Archbishop Fulton Sheen. Author of 60 plus books. Award-winning radio personality and one of the first big stars of the early days of television, his “Life is Worth Living” show competed successfully opposite secular prime time entertainment. His oratorical skills—including flawless comedic timing—endeared him to viewers of all faiths. He played a part in a number of high profile conversions—Clare Booth Luce, Henry Ford II, Heywood Broun, Virginia Mayo—and tens of thousand of low profile ones. He was the greatest American Catholic evangelist. As spokesman for the Society of the Propagation of the Faith from 1959 until 1966, he turned a spotlight on worldwide foreign missions that brought in millions of dollars to aid the physically and spiritually impoverished. He was a celebrity of epic proportions.
It would take a historian and hours of research to find out exactly what went wrong during Archbishop Sheen’s tenure in the diocese of Rochester from 1966 through 1969. Sheen was a complex man, and during his tenure the Catholic Church was in a complex situation.
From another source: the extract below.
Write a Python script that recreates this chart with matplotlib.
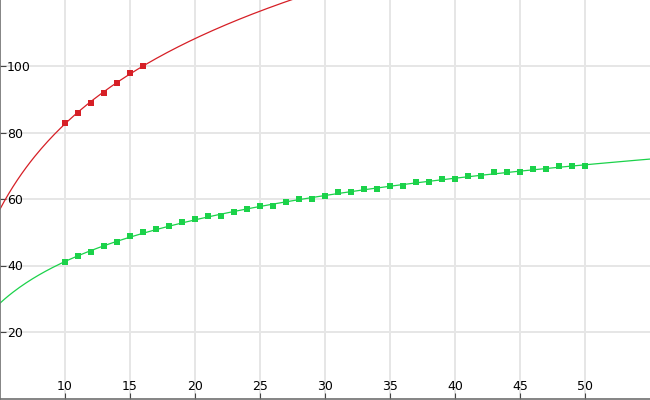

Few bishops had an easy time of it then. His falling out with the influential Francis Cardinal Spellman certainly didn’t help, either.
What we do know is that the archbishop didn’t let failure stop him. He used his self-imposed exile to produce one of his greatest books, The Life of Christ. He continued to preach in many venues, often to huge crowds that packed churches and overflowed into surrounding streets. He gave away most of the millions that he earned. When Pope John Paul II traveled to America in 1979, he specifically requested to meet Sheen. The photo of their embrace in St. Patrick’s cathedral depicts a moving final recognition of Sheen’s lifelong service to the Church. In keeping with his perfect stage sense, he exited this life only two months later, stricken by a heart attack while making the last of his lifelong, daily holy hours before the Blessed Sacrament.
Fulton Sheen’s work is still available and in demand today. Reruns of his old TV series are seen on EWTN. Publishers still reprint his books. His cause for canonization is active, and only weeks ago he was named “Venerable” Fulton Sheen. A dramatic miracle has been attributed to his intercession, so it is quite possible that the path to beatification will be a fairly short one.
The thoughts one can draw from this story are many and obvious. If a combination of theological genius, a winning personality, and doctrinal orthodoxy does not guarantee success as a bishop, the job must be very hard indeed. Knowing this, we should probably devote about ten minutes of prayer for our bishop for every one minute we spend criticizing him. And if you think your bishop (or someone else’s bishop) is making a real mess of things, then maybe a novena to the Venerable Fulton Sheen on his behalf would be in order. This might be just the type of intention that the failed archbishop of Rochester would be interested in bringing before the Lord.